In the latest apparent attempt to press the North to restart dialogue, top United Nations official Lynn Pascoe arrived in Pyongyang Tuesday, China’s Xinhua news agency reported from the North Korean capital.

Pascoe, the senior political adviser to UN chief Ban Ki-moon, is the first high-level UN official to visit the North since 2004.

Kim was speaking Monday to visiting senior Chinese official Wang Jiarui, who was also trying to coax the North back to the six-nation nuclear disarmament talks which it angrily abandoned last April.

He reiterated “the country’s persistent stance to realize the denuclearisation of the Korean Peninsula,” Xinhua said.

“The sincerity of relevant parties to resume the six-party talks is very important,” it quoted Kim as saying.

The report did not indicate whether the North is about to end its boycott. Pyongyang’s top nuclear negotiator, Kim Kye-Gwan, flew to Beijing Tuesday along with Wang, South Korea’s Yonhap news agency reported.

Analysts said the impoverished North, hit by tougher UN sanctions for its 2009 missile launches and nuclear test, may be seeking a way to return to the talks which group the two Koreas, China, Russia, Japan and the United States.

The discussions will likely resume in March, said Yang Moo-Jin of Seoul’s University of North Korean Studies, adding that Kim Kye-Gwan was expected to tell China of leader Kim’s view on the timing.

“North Korea desperately wants a breakthrough to revive its worsening economy,” Yang told Agence France-Presse.

As conditions for its return, the North wants Washington to agree to hold bilateral formal peace talks. It also wants the UN sanctions lifted.
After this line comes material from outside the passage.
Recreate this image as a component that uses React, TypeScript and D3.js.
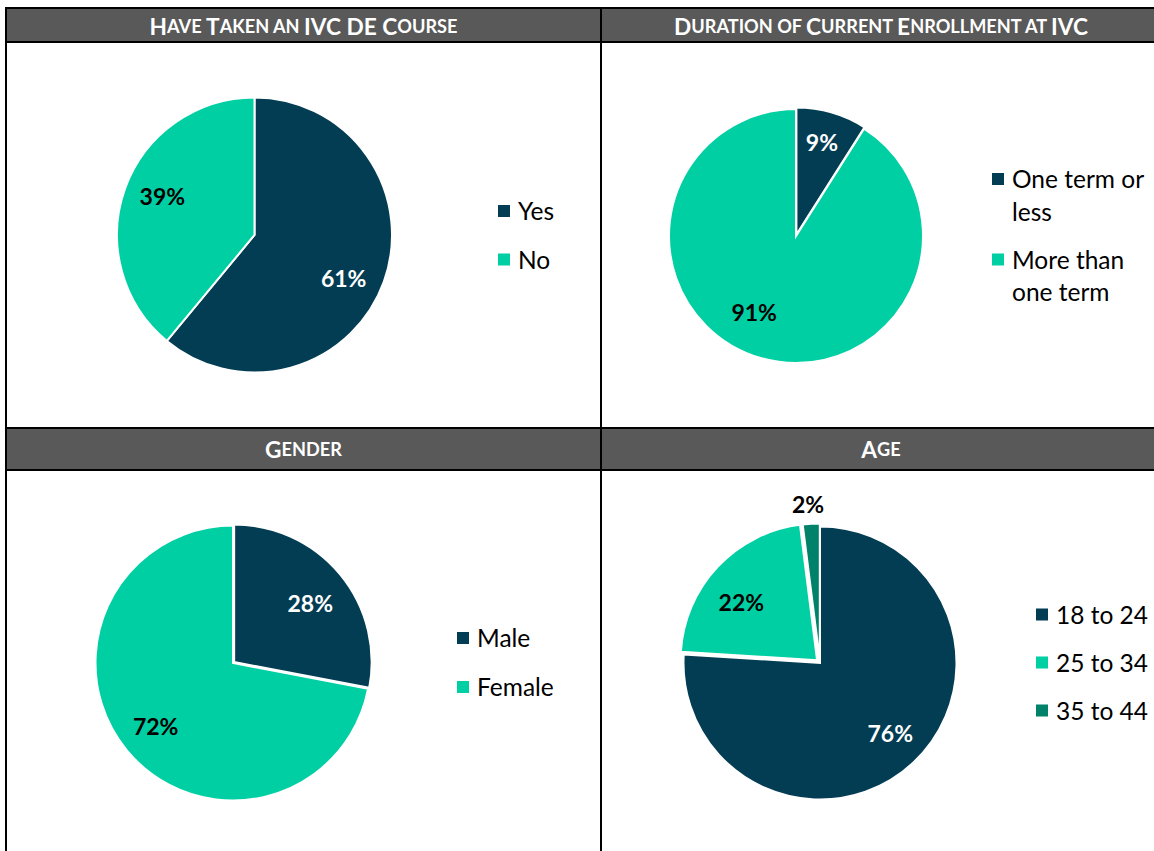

In an apparent conciliatory gesture to Washington, Pyongyang Saturday freed a US missionary who had crossed the border from China to publicize rights abuses.

But on Monday it blasted Seoul for allegedly plotting to topple Kim’s regime and warned that it has a “secret strike force” to protect the country.

It criticized efforts by the South’s military to defend the disputed Yellow Sea border—where the North fired artillery salvoes late last month—and complained about the increase in scattering anti-Kim leaflets across the border.

By depicting external threats, Kim’s regime is trying to tighten its grip over society following a failed currency revaluation on November 30, said Kim Yong-Hyun, a professor at Seoul’s Dongguk University.

The currency chaos further worsened food shortages in the hardline communist state and sparked rare public unrest and violence, Seoul-based groups have reported.

“Its economy has not been in good shape since the currency revaluation and it also needs to break the deadlock in six-party talks,” Kim told Agence France-Presse. Otherwise, he said, its rulers knew the country could become unstable.

Despite NK’s fiery rhetoric, South Korea’s unification minister Hyun In-Taek said he hopes for a turning point in relations with the North this year.

But Hyun said it must agree to discuss its nuclear programs with the South as a precondition for “a new kind of inter-Korean relationship.”

North Korea says it developed nuclear weapons to deter US aggression and the issue must be settled mainly with Washington.